When it comes to how IT views users of business intelligence (BI), most think users have little knowledge of BI projects, often don’t know what they want from BI, are unschooled on BI technology and practices, yet tend to be very adamant about their BI needs, according to a recent survey by LogiXML.

The survey asked more than 750 IT professionals across multiple industries about BI and its users, it found that 45 percent said users don’t understand how much goes into a BI project; a combined 50 percent said users never know exactly what they want, or what they want until after the project is completed; a combined 90 percent said that users’ understanding of BI was either informed, but ill-equipped; curious, but uninformed; or helpless and hopeless. And a total of 76 percent said users made their BI needs known by loudly insisting, “screaming like banshees,” or assuming IT had “telepathy.”

The survey data suggests that most IT professionals believe that users of BI are or would be dead in the water without IT’s help on BI projects. This may be indicative of companies still employing traditional, old-school BI approaches and systems, or that certain desktop BI technologies and vendors simply aren’t delivering on their promise of easy-to-use, self-service BI. Whatever the reason, it appears that we aren’t yet at a time when BI users are not dependent on IT for their BI needs.

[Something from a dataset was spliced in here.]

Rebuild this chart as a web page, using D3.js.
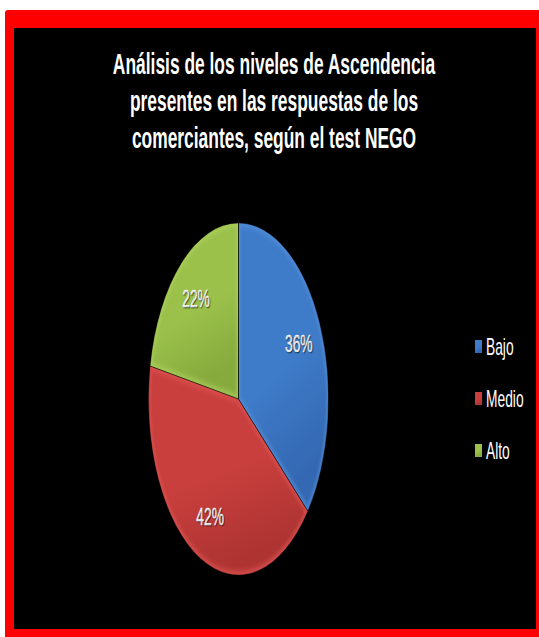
<!DOCTYPE html>
<html>
<head>
<meta charset="utf-8">
<script src="https://cdn.jsdelivr.net/npm/d3@7/dist/d3.min.js"></script>
<style>
  html, body { margin: 0; padding: 0; background: #ffffff; }
  svg { display: block; }
</style>
</head>
<body>
<svg id="chart" width="539" height="637"></svg>
<script>
// Response levels and their shares (percent)
const categories = ["Bajo", "Medio", "Alto"];
const percents = [36, 42, 22];
const titleLines = [
  "Análisis de los niveles de Ascendencia",
  "presentes en las respuestas de los",
  "comerciantes, según el test NEGO"
];
const sliceColors = [
  { light: "#5590da", base: "#3e7bc8", dark: "#3468b2" },
  { light: "#e05654", base: "#c83f3d", dark: "#ae3432" },
  { light: "#acd05e", base: "#9bc14b", dark: "#86aa3c" }
];

const svg = d3.select("#chart");
const W = 539, H = 637;

// frame: red border around a black plot area
svg.append("rect").attr("x", 5).attr("y", 10).attr("width", W).attr("height", H)
  .attr("rx", 3).attr("fill", "#ff0000");
svg.append("rect").attr("x", 14).attr("y", 28).attr("width", 522).attr("height", 601)
  .attr("fill", "#000000");

const defs = svg.append("defs");
const textSquash = 0.6;

// title
const title = svg.append("g").attr("font-family", "'Liberation Sans', Arial, sans-serif")
  .attr("font-weight", "bold").attr("font-size", 29).attr("fill", "#ffffff");
titleLines.forEach((line, i) => {
  title.append("text")
    .attr("transform", `translate(274, ${74 + i * 37}) scale(${textSquash},1)`)
    .attr("text-anchor", "middle")
    .text(line);
});

// pie: drawn as a circle then squeezed horizontally into an ellipse
const cx = 238.5, cy = 399, R = 176, rx = 90;
const pieSx = rx / R;
const pie = d3.pie().sort(null).value(d => d);
const arcs = pie(percents);
const arc = d3.arc().innerRadius(0).outerRadius(R);
const labelArc = d3.arc().innerRadius(R * 0.74).outerRadius(R * 0.74);

const soft = defs.append("filter").attr("id", "soft")
  .attr("x", "-20%").attr("y", "-20%").attr("width", "140%").attr("height", "140%");
soft.append("feGaussianBlur").attr("stdDeviation", 2.5);

arcs.forEach((a, i) => {
  const c = sliceColors[i];
  const g = defs.append("linearGradient").attr("id", "grad" + i)
    .attr("x1", 0).attr("y1", 0).attr("x2", 0.3).attr("y2", 1);
  g.append("stop").attr("offset", "0%").attr("stop-color", c.base);
  g.append("stop").attr("offset", "60%").attr("stop-color", c.base);
  g.append("stop").attr("offset", "100%").attr("stop-color", c.dark);
  defs.append("clipPath").attr("id", "clip" + i)
    .append("path").attr("d", arc(a));
});

const pg = svg.append("g").attr("transform", `translate(${cx},${cy}) scale(${pieSx},1)`);
const slices = pg.selectAll("g.slice").data(arcs).enter().append("g")
  .attr("class", "slice")
  .attr("clip-path", (d, i) => `url(#clip${i})`);
slices.append("path")
  .attr("d", arc)
  .attr("fill", (d, i) => `url(#grad${i})`);
// bevel highlight along each slice edge
slices.append("path")
  .attr("d", arc)
  .attr("fill", "none")
  .attr("stroke", (d, i) => sliceColors[i].light)
  .attr("stroke-width", 8)
  .attr("stroke-opacity", 0.7)
  .attr("filter", "url(#soft)");
pg.selectAll("path.edge").data(arcs).enter().append("path")
  .attr("class", "edge")
  .attr("d", arc)
  .attr("fill", "none")
  .attr("stroke", "rgba(0,0,0,0.35)")
  .attr("stroke-width", 1)
  .attr("vector-effect", "non-scaling-stroke");

// percentage labels
svg.append("g").attr("font-family", "'Liberation Sans', Arial, sans-serif")
  .attr("font-size", 23).attr("fill", "#ffffff")
  .selectAll("text").data(arcs).enter().append("text")
  .attr("transform", d => {
    const p = labelArc.centroid(d);
    return `translate(${cx + p[0] * pieSx},${cy + p[1]}) scale(${textSquash},1)`;
  })
  .attr("text-anchor", "middle")
  .attr("dy", "0.36em")
  .attr("stroke", "#ffffff").attr("stroke-width", 0.4)
  .style("text-shadow", "1px 1px 1px rgba(0,0,0,0.6)")
  .text(d => d.data + "%");

// legend
const legendY = d3.scalePoint().domain(categories).range([347, 451]);
const lg = svg.append("g").attr("font-family", "'Liberation Sans', Arial, sans-serif")
  .attr("font-size", 23).attr("fill", "#ffffff");
categories.forEach((cat, i) => {
  const y = legendY(cat);
  lg.append("rect").attr("x", 475).attr("y", y - 7).attr("width", 7).attr("height", 13)
    .attr("fill", `url(#grad${i})`);
  lg.append("text")
    .attr("transform", `translate(486,${y}) scale(${textSquash},1)`)
    .attr("dy", "0.36em")
    .text(cat);
});
</script>
</body>
</html>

To get a sense of their BI deployments, respondents were asked what video game best describes BI at their company. Most said “Pacman – traditional, but entertaining,” or “Call of Duty – cool and sophisticated, but hard to use and somewhat violent.” Additionally, IT users were asked when they would give users direct access to data sources: 45 percent said “only when they need it,” 20 percent said “only with supervision,” and 20 percent said “are you kidding me, not if my life depended on it.”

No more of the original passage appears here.